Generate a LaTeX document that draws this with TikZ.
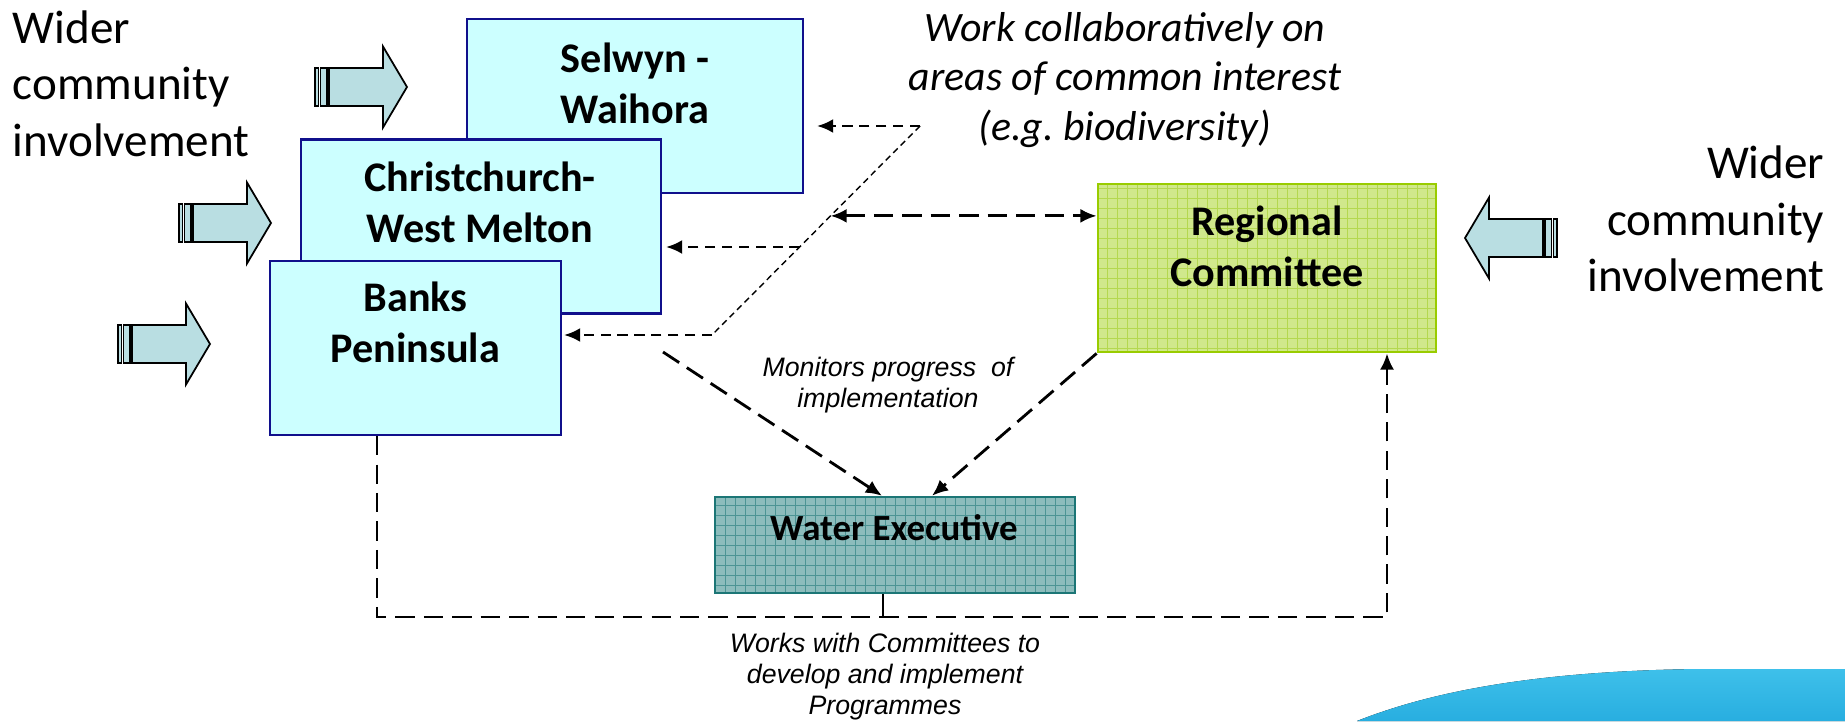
\documentclass[tikz,border=0pt]{standalone}
\usepackage{fontspec}
\setmainfont{Carlito}
\newfontfamily\arialfont{Liberation Sans}
\usetikzlibrary{arrows.meta,calc}
\frenchspacing
\definecolor{zonefill}{RGB}{204,255,255}
\definecolor{zoneline}{RGB}{16,16,140}
\definecolor{regfill}{RGB}{208,232,140}
\definecolor{reggrid}{RGB}{180,216,80}
\definecolor{regline}{RGB}{153,204,0}
\definecolor{wefill}{RGB}{140,188,188}
\definecolor{wegrid}{RGB}{76,148,148}
\definecolor{weline}{RGB}{28,118,118}
\definecolor{arrowfill}{RGB}{185,222,226}
\definecolor{swooshtop}{RGB}{62,192,234}
\definecolor{swooshbot}{RGB}{40,174,224}
\tikzset{
  zone/.style={draw=zoneline, fill=zonefill, line width=0.6pt, inner sep=0pt, minimum height=1.74cm},
  gridded/.style={path picture={\draw[#1, line width=0.2pt, step=0.1]
      (path picture bounding box.south west) grid (path picture bounding box.north east);}},
  regbox/.style={draw=regline, fill=regfill, gridded=reggrid, line width=0.8pt, inner sep=0pt,
      minimum width=3.38cm, minimum height=1.68cm},
  webox/.style={draw=weline, fill=wefill, gridded=wegrid, line width=0.7pt, inner sep=0pt,
      minimum width=3.60cm, minimum height=0.96cm},
  boxtext/.style={inner sep=0pt, align=center, font=\bfseries\fontsize{12}{14.5}\selectfont},
  widertext/.style={inner sep=0pt, font=\fontsize{13.4}{16.1}\selectfont},
  notetext/.style={inner sep=0pt, align=center, font=\arialfont\itshape\fontsize{7.6}{8.8}\selectfont},
  shortdash/.style={line width=0.75pt, dash pattern=on 2.9pt off 1.9pt},
  finedash/.style={line width=0.4pt, dash pattern=on 1.8pt off 1.2pt},
  longdash/.style={line width=0.8pt, dash pattern=on 5.5pt off 2.6pt},
  arrowbody/.style={draw=black, fill=arrowfill, line width=0.5pt},
  wcarrow/.pic={
    \draw[arrowbody] (0,-0.19) rectangle (0.035,0.19);
    \draw[arrowbody] (0.055,-0.19) rectangle (0.12,0.19);
    \draw[arrowbody] (0.14,-0.19) -- (0.68,-0.19) -- (0.68,-0.405) -- (0.92,0)
      -- (0.68,0.405) -- (0.68,0.19) -- (0.14,0.19) -- cycle;
  }
}

\begin{document}
\begin{tikzpicture}[>={Latex[length=4.6pt,width=4pt]}]
	\path[use as bounding box] (0,0) rectangle (18.45,7.21);
	% blue band in the corner
	\fill[top color=swooshtop, bottom color=swooshbot] (13.57,0) .. controls (14.2,0.25) and (15.2,0.5) .. (17.0,0.52) -- (18.45,0.52) -- (18.45,0) -- cycle;

	% zone committees, regional committee, executive
	\node	(sw) at (6.35,6.15) [zone, minimum width=3.36cm] {};
	\node	(cwm) at (4.81,4.945) [zone, minimum width=3.60cm] {};
	\node	(bp) at (4.155,3.73) [zone, minimum width=2.91cm] {};
	\node	(rc) at (12.67,4.53) [regbox] {};
	\node	(we) at (8.95,1.76) [webox] {};

	\node	(swt) at (6.35,6.38) [boxtext] {Selwyn -\\Waihora};
	\node	(cwmt) at (4.80,5.19) [boxtext] {Christchurch-\\West Melton};
	\node	(bpt) at (4.155,3.99) [boxtext] {Banks\\Peninsula};
	\node	(rct) at (12.67,4.75) [boxtext] {Regional\\Committee};
	\node	(wet) at (8.94,1.93) [boxtext, font=\bfseries\fontsize{10.5}{12}\selectfont] {Water Executive};

	% labels
	\node	(lwider) at (0.12,6.375) [widertext, anchor=west, align=left] {Wider\\community\\involvement};
	\node	(rwider) at (18.25,5.02) [widertext, anchor=east, align=right] {Wider\\community\\involvement};
	\node	(collab) at (11.25,6.41) [inner sep=0pt, align=center, font=\itshape\fontsize{11.9}{14.2}\selectfont] {Work collaboratively on\\areas of common interest\\(e.g. biodiversity)};
	\node	(monitor) at (8.88,3.36) [notetext] {Monitors progress\ \ of\\implementation};
	\node	(works) at (8.85,0.44) [notetext] {Works with Committees to\\develop and implement\\Programmes};

	% community involvement arrows
	\pic at (3.15,6.34) {wcarrow};
	\pic at (1.79,4.98) {wcarrow};
	\pic at (1.18,3.77) {wcarrow};
	\pic[xscale=-1] at (15.57,4.83) {wcarrow};

	% connectors
	\coordinate (ja) at (9.20,5.95);
	\coordinate (jb) at (7.12,3.86);
	\coordinate (jc) at ($(ja)!0.579!(jb)$);
	\coordinate (jd) at ($(ja)!0.43!(jb)$);
	\coordinate (jm) at (6.63,3.69);
	\coordinate (jw) at (8.83,1.04);

	\draw[finedash] (ja) -- (jb);
	\draw[shortdash,->,shorten >=1.3mm] (ja) -- (sw.east |- ja);
	\draw[shortdash,->,shorten >=0.4mm] (jc) -- (cwm.east |- jc);
	\draw[shortdash,->,shorten >=0.2mm] (jb) -- (bp.east |- jb);
	\draw[longdash,<->] (jd) -- (rc.west |- jd);
	\draw[longdash,->] (jm) -- ([xshift=-1.3mm]we.north);
	\draw[longdash,->] (rc.south west) -- ([xshift=3.7mm]we.north);
	\draw[longdash,->] ([xshift=-3.85mm]bp.south) |- (jw) -| ([xshift=12mm]rc.south);
	\draw[line width=0.6pt] (we.south -| jw) -- (jw);
\end{tikzpicture}
\end{document}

• **WRITTEN EXERCISE**
Reproduce the material word for word, minus the images.

• **RIGHT ANSWER**
Generate a LaTeX document that draws this with TikZ.
\documentclass[tikz,border=0pt]{standalone}
\usepackage{fontspec}
\setmainfont{Carlito}
\newfontfamily\arialfont{Liberation Sans}
\usetikzlibrary{arrows.meta,calc}
\frenchspacing
\definecolor{zonefill}{RGB}{204,255,255}
\definecolor{zoneline}{RGB}{16,16,140}
\definecolor{regfill}{RGB}{208,232,140}
\definecolor{reggrid}{RGB}{180,216,80}
\definecolor{regline}{RGB}{153,204,0}
\definecolor{wefill}{RGB}{140,188,188}
\definecolor{wegrid}{RGB}{76,148,148}
\definecolor{weline}{RGB}{28,118,118}
\definecolor{arrowfill}{RGB}{185,222,226}
\definecolor{swooshtop}{RGB}{62,192,234}
\definecolor{swooshbot}{RGB}{40,174,224}
\tikzset{
  zone/.style={draw=zoneline, fill=zonefill, line width=0.6pt, inner sep=0pt, minimum height=1.74cm},
  gridded/.style={path picture={\draw[#1, line width=0.2pt, step=0.1]
      (path picture bounding box.south west) grid (path picture bounding box.north east);}},
  regbox/.style={draw=regline, fill=regfill, gridded=reggrid, line width=0.8pt, inner sep=0pt,
      minimum width=3.38cm, minimum height=1.68cm},
  webox/.style={draw=weline, fill=wefill, gridded=wegrid, line width=0.7pt, inner sep=0pt,
      minimum width=3.60cm, minimum height=0.96cm},
  boxtext/.style={inner sep=0pt, align=center, font=\bfseries\fontsize{12}{14.5}\selectfont},
  widertext/.style={inner sep=0pt, font=\fontsize{13.4}{16.1}\selectfont},
  notetext/.style={inner sep=0pt, align=center, font=\arialfont\itshape\fontsize{7.6}{8.8}\selectfont},
  shortdash/.style={line width=0.75pt, dash pattern=on 2.9pt off 1.9pt},
  finedash/.style={line width=0.4pt, dash pattern=on 1.8pt off 1.2pt},
  longdash/.style={line width=0.8pt, dash pattern=on 5.5pt off 2.6pt},
  arrowbody/.style={draw=black, fill=arrowfill, line width=0.5pt},
  wcarrow/.pic={
    \draw[arrowbody] (0,-0.19) rectangle (0.035,0.19);
    \draw[arrowbody] (0.055,-0.19) rectangle (0.12,0.19);
    \draw[arrowbody] (0.14,-0.19) -- (0.68,-0.19) -- (0.68,-0.405) -- (0.92,0)
      -- (0.68,0.405) -- (0.68,0.19) -- (0.14,0.19) -- cycle;
  }
}

\begin{document}
\begin{tikzpicture}[>={Latex[length=4.6pt,width=4pt]}]
	\path[use as bounding box] (0,0) rectangle (18.45,7.21);
	% blue band in the corner
	\fill[top color=swooshtop, bottom color=swooshbot] (13.57,0) .. controls (14.2,0.25) and (15.2,0.5) .. (17.0,0.52) -- (18.45,0.52) -- (18.45,0) -- cycle;

	% zone committees, regional committee, executive
	\node	(sw) at (6.35,6.15) [zone, minimum width=3.36cm] {};
	\node	(cwm) at (4.81,4.945) [zone, minimum width=3.60cm] {};
	\node	(bp) at (4.155,3.73) [zone, minimum width=2.91cm] {};
	\node	(rc) at (12.67,4.53) [regbox] {};
	\node	(we) at (8.95,1.76) [webox] {};

	\node	(swt) at (6.35,6.38) [boxtext] {Selwyn -\\Waihora};
	\node	(cwmt) at (4.80,5.19) [boxtext] {Christchurch-\\West Melton};
	\node	(bpt) at (4.155,3.99) [boxtext] {Banks\\Peninsula};
	\node	(rct) at (12.67,4.75) [boxtext] {Regional\\Committee};
	\node	(wet) at (8.94,1.93) [boxtext, font=\bfseries\fontsize{10.5}{12}\selectfont] {Water Executive};

	% labels
	\node	(lwider) at (0.12,6.375) [widertext, anchor=west, align=left] {Wider\\community\\involvement};
	\node	(rwider) at (18.25,5.02) [widertext, anchor=east, align=right] {Wider\\community\\involvement};
	\node	(collab) at (11.25,6.41) [inner sep=0pt, align=center, font=\itshape\fontsize{11.9}{14.2}\selectfont] {Work collaboratively on\\areas of common interest\\(e.g. biodiversity)};
	\node	(monitor) at (8.88,3.36) [notetext] {Monitors progress\ \ of\\implementation};
	\node	(works) at (8.85,0.44) [notetext] {Works with Committees to\\develop and implement\\Programmes};

	% community involvement arrows
	\pic at (3.15,6.34) {wcarrow};
	\pic at (1.79,4.98) {wcarrow};
	\pic at (1.18,3.77) {wcarrow};
	\pic[xscale=-1] at (15.57,4.83) {wcarrow};

	% connectors
	\coordinate (ja) at (9.20,5.95);
	\coordinate (jb) at (7.12,3.86);
	\coordinate (jc) at ($(ja)!0.579!(jb)$);
	\coordinate (jd) at ($(ja)!0.43!(jb)$);
	\coordinate (jm) at (6.63,3.69);
	\coordinate (jw) at (8.83,1.04);

	\draw[finedash] (ja) -- (jb);
	\draw[shortdash,->,shorten >=1.3mm] (ja) -- (sw.east |- ja);
	\draw[shortdash,->,shorten >=0.4mm] (jc) -- (cwm.east |- jc);
	\draw[shortdash,->,shorten >=0.2mm] (jb) -- (bp.east |- jb);
	\draw[longdash,<->] (jd) -- (rc.west |- jd);
	\draw[longdash,->] (jm) -- ([xshift=-1.3mm]we.north);
	\draw[longdash,->] (rc.south west) -- ([xshift=3.7mm]we.north);
	\draw[longdash,->] ([xshift=-3.85mm]bp.south) |- (jw) -| ([xshift=12mm]rc.south);
	\draw[line width=0.6pt] (we.south -| jw) -- (jw);
\end{tikzpicture}
\end{document}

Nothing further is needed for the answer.